Is it feasible to have home folder hosted with NFS?

Solution 1:

I use NFS for my home directories in our production environment. There are a couple of tricks.

  1. Don't NFS mount to /home - that way you can have a local user that allows you in in the event that the NFS server goes down. We mount to /mnt/nfs/home

  2. Use soft mounts and a very short timeout - this will prevent processes from blocking forever.

  3. Use the automounter. This will keep resource usage down and also means that you don't need to worry about restarting services when the NFS server comes up if it goes down for some reason.

    auto.master:
      +auto.master
      /mnt/nfs /etc/auto.home --timeout=300
    
    auto.home
       home -rw,soft,timeo=5,intr      home.bzzprod.lan:/home
    
  4. Use a single sign-on system so you don't run into permission related issues. I have an OpenLDAP server.

Solution 2:

HowtoForge posted an article titled Creating An NFS-Like Standalone Storage Server With GlusterFS On Debian Lenny, you may want to check it out.

Here is a short description of why it's a good "feasible" alternative to NFS, from the GlusterFS project page:

GlusterFS self-heals itself on the fly. There is no fsck. Storage backend is accessible directly as regular files and folders (NFS style). With replication enabled, GlusterFS can with-stand hardware failures.

More information can be found in the project documentation.

Also, another nice thing about using GlusterFS is if you need more space on your SAN you just add another storage brick (server node) and you are able to scale/grow your storage in parallel when there is need.


Solution 3:

Be careful with the soft mounts! Soft mounting an NFS filesystem means IO will fail after a timeout occurs. Be very sure that is what you want on users' home directories! My guess is you don't. Using a hard mount on home directories in combination with the intr option feels a lot safer here.

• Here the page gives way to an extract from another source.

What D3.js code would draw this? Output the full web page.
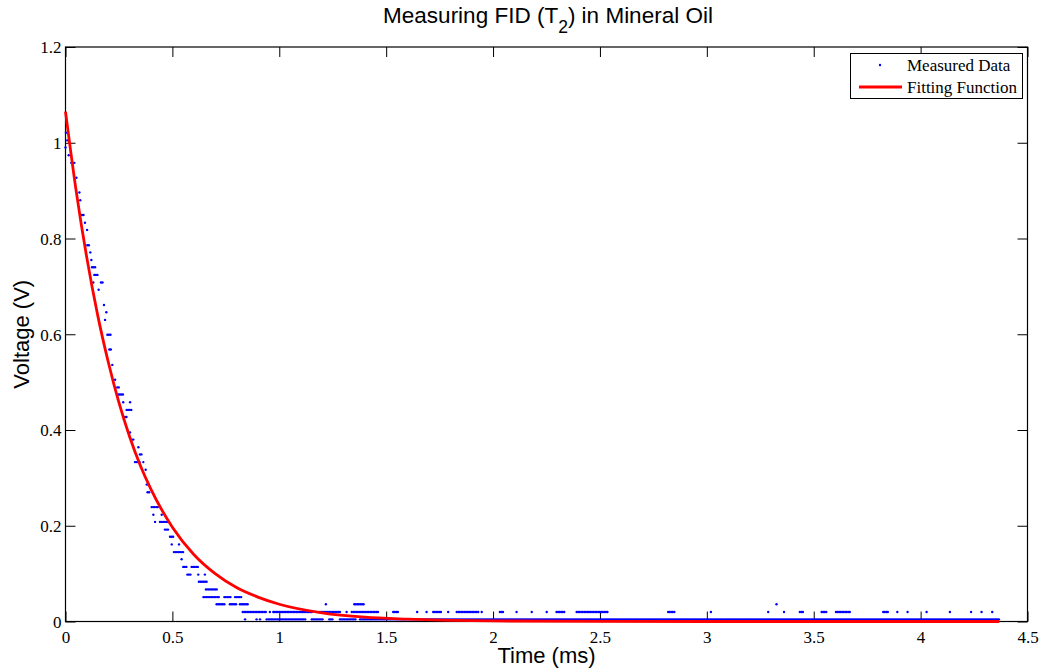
<!DOCTYPE html>
<html>
<head>
<meta charset="utf-8">
<script src="https://cdn.jsdelivr.net/npm/d3@7"></script>
<style>
    body { margin: 0; background: #fff; }
    .tick-label { font-family: "Liberation Serif", "Times New Roman", serif; font-size: 17px; }
    .axis__label { font-family: "Liberation Sans", Arial, sans-serif; font-size: 22px; }
    .chart__title { font-family: "Liberation Sans", Arial, sans-serif; font-size: 22.5px; }
    .legend text { font-family: "Liberation Serif", "Times New Roman", serif; font-size: 17px; }
</style>
</head>
<body>
<svg class="chart" width="1044" height="672"></svg>
<script>
// ticks
const xTicks = [0, 0.5, 1, 1.5, 2, 2.5, 3, 3.5, 4, 4.5];
const yTicks = [0, 0.2, 0.4, 0.6, 0.8, 1, 1.2];

// measured data, read as runs of scope samples: start (ms), end (ms), voltage (V)
const runStart = [
    0.002, 0.008, 0.000, 0.015, 0.027, 0.051, 0.065, 0.069, 0.077, 0.091,
    0.101, 0.102, 0.116, 0.121, 0.124, 0.135, 0.130, 0.166, 0.155, 0.180,
    0.191, 0.185, 0.196, 0.205, 0.219, 0.232, 0.242, 0.247, 0.270, 0.302,
    0.286, 0.278, 0.302, 0.310, 0.341, 0.348, 0.325, 0.364, 0.375, 0.380,
    0.384, 0.403, 0.411, 0.450, 0.419, 0.442, 0.465, 0.489, 0.497, 0.531,
    0.507, 0.543, 0.551, 0.590, 0.570, 0.621, 0.652, 0.624, 0.657, 0.645,
    0.743, 0.793, 0.707, 0.769, 0.816, 1.218, 1.351, 3.326,
    0.829, 0.956, 0.972, 1.190, 1.315, 1.339, 1.533, 1.645, 1.689, 1.720,
    1.790, 1.830, 1.947, 2.032, 2.110, 2.181, 2.251, 2.297, 2.391, 2.819,
    3.019, 3.287, 3.361, 3.435, 3.537, 3.604, 3.825, 3.891, 3.939, 4.028,
    4.137, 4.236, 4.285, 4.335,
    0.840, 0.894, 0.910, 0.941, 1.152, 1.234, 1.284, 1.378
];
const runEnd = [
    0.002, 0.008, 0.000, 0.015, 0.043, 0.051, 0.065, 0.069, 0.087, 0.091,
    0.101, 0.111, 0.116, 0.121, 0.139, 0.151, 0.130, 0.175, 0.161, 0.180,
    0.191, 0.185, 0.211, 0.214, 0.219, 0.232, 0.255, 0.275, 0.270, 0.302,
    0.310, 0.291, 0.302, 0.322, 0.341, 0.356, 0.348, 0.364, 0.375, 0.392,
    0.395, 0.434, 0.411, 0.450, 0.419, 0.481, 0.486, 0.507, 0.497, 0.531,
    0.551, 0.543, 0.570, 0.621, 0.590, 0.621, 0.652, 0.660, 0.710, 0.723,
    0.777, 0.824, 0.746, 0.801, 0.855, 1.218, 1.401, 3.326,
    0.941, 0.956, 1.159, 1.284, 1.315, 1.463, 1.557, 1.645, 1.689, 1.760,
    1.790, 1.931, 1.947, 2.051, 2.110, 2.181, 2.251, 2.336, 2.539, 2.851,
    3.019, 3.287, 3.361, 3.451, 3.560, 3.673, 3.853, 3.891, 3.939, 4.028,
    4.137, 4.236, 4.285, 4.335,
    0.840, 0.894, 0.910, 1.128, 1.206, 1.253, 1.362, 4.368
];
const runVoltage = [
    1.021, 1.005, 0.990, 0.974, 0.958, 0.927, 0.896, 0.880, 0.849, 0.833,
    0.818, 0.786, 0.771, 0.755, 0.740, 0.724, 0.708, 0.708, 0.693, 0.661,
    0.646, 0.630, 0.599, 0.568, 0.536, 0.505, 0.489, 0.474, 0.458, 0.458,
    0.442, 0.427, 0.395, 0.380, 0.364, 0.349, 0.333, 0.333, 0.317, 0.286,
    0.270, 0.239, 0.223, 0.223, 0.208, 0.208, 0.192, 0.177, 0.161, 0.161,
    0.145, 0.130, 0.114, 0.114, 0.098, 0.098, 0.098, 0.083, 0.067, 0.051,
    0.051, 0.051, 0.036, 0.036, 0.036, 0.036, 0.036, 0.036,
    0.020, 0.020, 0.020, 0.020, 0.020, 0.020, 0.020, 0.020, 0.020, 0.020,
    0.020, 0.020, 0.020, 0.020, 0.020, 0.020, 0.020, 0.020, 0.020, 0.020,
    0.020, 0.020, 0.020, 0.020, 0.020, 0.020, 0.020, 0.020, 0.020, 0.020,
    0.020, 0.020, 0.020, 0.020,
    0.0045, 0.0045, 0.0045, 0.0045, 0.0045, 0.0045, 0.0045, 0.0045
];
const sampleStep = 0.0072; // ms between scope samples

// fitted curve
const fitTime = [0, 0.05, 0.1, 0.15, 0.2, 0.25, 0.3, 0.35, 0.4, 0.5, 0.6, 0.7, 0.8, 0.9, 1.0, 1.2, 1.4, 1.6, 1.8, 2.0, 2.5, 3.0, 3.5, 4.0, 4.368];
const fitVoltage = [1.065, 0.899, 0.759, 0.641, 0.542, 0.457, 0.386, 0.326, 0.276, 0.197, 0.140, 0.100, 0.071, 0.051, 0.036, 0.018, 0.009, 0.005, 0.0024, 0.0012, 0.0002, 0, 0, 0, 0];

const sizes = {width: 1044, height: 672, left: 65.5, right: 1027.5, top: 47, bottom: 621.5, tick: 10};

function expandRuns() {
    let points = [];
    runStart.forEach((start, idx) => {
        for (let t = start; t <= runEnd[idx] + 1e-9; t += sampleStep) {
            points.push({t: t, v: runVoltage[idx]});
        }
    });
    return points;
}

function drawChart() {
    const {left, right, top, bottom, tick} = sizes;
    const svg = d3.select('.chart');

    let xScale = d3.scaleLinear().domain([0, 4.5]).range([left, right]);
    let yScale = d3.scaleLinear().domain([0, 1.2]).range([bottom, top]);

    //axes: box + inward ticks on all four sides
    const axisG = svg.append('g').classed('axis', true);
    axisG.append('rect')
        .attr('x', left).attr('y', top)
        .attr('width', right - left).attr('height', bottom - top)
        .attr('fill', 'none').attr('stroke', '#000').attr('stroke-width', 1.2);

    let xAxisBottom = d3.axisBottom(xScale).tickValues(xTicks).tickSize(-tick).tickFormat(d3.format('~g'));
    let xAxisTop = d3.axisTop(xScale).tickValues(xTicks).tickSize(-tick).tickFormat('');
    let yAxisLeft = d3.axisLeft(yScale).tickValues(yTicks).tickSize(-tick).tickFormat(d3.format('~g'));
    let yAxisRight = d3.axisRight(yScale).tickValues(yTicks).tickSize(-tick).tickFormat('');

    axisG.append('g').attr('transform', `translate(0, ${bottom})`).call(xAxisBottom)
        .selectAll('text').classed('tick-label', true).attr('y', 9).attr('dy', '0.71em');
    axisG.append('g').attr('transform', `translate(0, ${top})`).call(xAxisTop);
    axisG.append('g').attr('transform', `translate(${left}, 0)`).call(yAxisLeft)
        .selectAll('text').classed('tick-label', true).attr('x', -4).attr('dy', '0.34em');
    axisG.append('g').attr('transform', `translate(${right}, 0)`).call(yAxisRight);

    axisG.selectAll('.domain').remove();
    axisG.selectAll('.tick line').attr('stroke', '#000').attr('stroke-width', 1);
    axisG.selectAll('.tick text').attr('fill', '#000').attr('font-size', null).attr('font-family', null);

    //measured dots
    svg.append('g')
        .selectAll('circle')
        .data(expandRuns())
        .enter()
        .append('circle')
            .attr('cx', d => xScale(d.t))
            .attr('cy', d => yScale(d.v))
            .attr('r', 1.2)
            .attr('fill', '#0000ff');

    //fitting function
    const fitData = fitTime.map((t, idx) => ({t: t, v: fitVoltage[idx]}));
    svg.append('path')
        .datum(fitData)
        .attr('d', d3.line().x(d => xScale(d.t)).y(d => yScale(d.v)).curve(d3.curveMonotoneX))
        .attr('fill', 'none')
        .attr('stroke', '#ff0000')
        .attr('stroke-width', 2.8);

    //labels
    const title = svg.append('text')
        .classed('chart__title', true)
        .attr('x', 548)
        .attr('y', 23)
        .attr('text-anchor', 'middle');
    title.append('tspan').text('Measuring FID (T');
    title.append('tspan').text('2').attr('font-size', '17.5px').attr('dy', 10);
    title.append('tspan').text(') in Mineral Oil').attr('dy', -10);

    svg.append('text')
        .classed('axis__label', true)
        .attr('x', (left + right) / 2)
        .attr('y', 663)
        .attr('text-anchor', 'middle')
        .text('Time (ms)');

    svg.append('text')
        .classed('axis__label', true)
        .attr('transform', `translate(29, ${(top + bottom) / 2}) rotate(-90)`)
        .attr('text-anchor', 'middle')
        .text('Voltage (V)');

    //legend
    const legend = svg.append('g').classed('legend', true);
    legend.append('rect')
        .attr('x', 850.5).attr('y', 53.5).attr('width', 172).attr('height', 45)
        .attr('fill', '#fff').attr('stroke', '#000').attr('stroke-width', 1);
    legend.append('circle')
        .attr('cx', 880).attr('cy', 65).attr('r', 1.2).attr('fill', '#0000ff');
    legend.append('line')
        .attr('x1', 859).attr('x2', 902).attr('y1', 87).attr('y2', 87)
        .attr('stroke', '#ff0000').attr('stroke-width', 2.8);
    legend.append('text').attr('x', 907).attr('y', 71).text('Measured Data');
    legend.append('text').attr('x', 907).attr('y', 93).text('Fitting Function');
}

drawChart();
</script>
</body>
</html>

Hard will not timeout: IO operations will be retried indefinitely. The intr option makes it possible to interrupt the mounting process. So if you mount the export and experience a failure, the hard-mount will lock your session. The intr option will make it possible to interrupt the mount, so the combination is pretty safe and ensures you will not easily lose a user's data.

Anyway, autofs makes this all even easier.


Solution 4:

The one thing to note is that when the NFS server is out - your mounts will freeze - doing a soft mount will not block so the "freeze" itself can be avoided, however that will not fix the problem of home directories as without a home directory, the user is screwed anyway.

Even when the NFS server recovers, unless you do something about it, the freeze problem will remain - you'll have to kill the process on the mounting machine, and remount. The reason for this is that when the NFS server comes back up, it assigned a different fsid - so you can at least fix this problem by hard-coding the fsids on the NFS server, for example...

#. Home Directories
/usr/users \
  192.168.16.0/22(rw,sync,no_root_squash,fsid=1) \
  192.168.80.0/22(rw,sync,no_root_squash,fsid=1)

#. Scratch Space
/var/ftp/scratch \
  192.168.16.0/22(rw,async,no_root_squash,fsid=3) \
  192.168.80.0/22(rw,async,no_root_squash,fsid=3) \
  172.28.24.151(rw,async,root_squash,fsid=3)

The exports(5) man page states...

fsid=num
          This option forces the filesystem identification portion of the file handle
          and  file attributes used on the wire to be num instead of a number derived
          from the major and minor number of the block device on which the filesystem
          is  mounted.   Any 32 bit number can be used, but it must be unique amongst
          all the exported filesystems.

          This can be useful for NFS failover, to ensure that  both  servers  of  the
          failover  pair use the same NFS file handles for the shared filesystem thus
          avoiding stale file handles after failover.

...While that indicates that as long as the major/minor numbers do not change (which they usually don't, except for when you're exporting SAN/multipath volumes, where the may change), I've found that we've completely removed the problem - i.e., if the NFS server comes back - the connection has been restored quickly - I still really don't know why this has made a difference for devices such as /dev/sdaX for example.

I should now point out that my argument is largely anecdotal - it doesn't actually make sense why it has fixed the problem, but it "seems" to have fixed it - somehow - there are probably other variables at play here that I've not yet discovered. =)


Solution 5:

Some general advice that will apply no matter which network filesystem you adopt: many programs cache data in the user's home directory, which usually does more harm than good when the home directory is accessed over a network.

These days, you can tell many programs to store their caches elsewhere (e.g., on a local disk) by setting the XDG_CACHE_HOME environment variable in a login script. Lots of programs (e.g., Firefox) still require manual configuration, however, so you will probably have to do some extra work to identify and configure them in a uniform manner for all your users.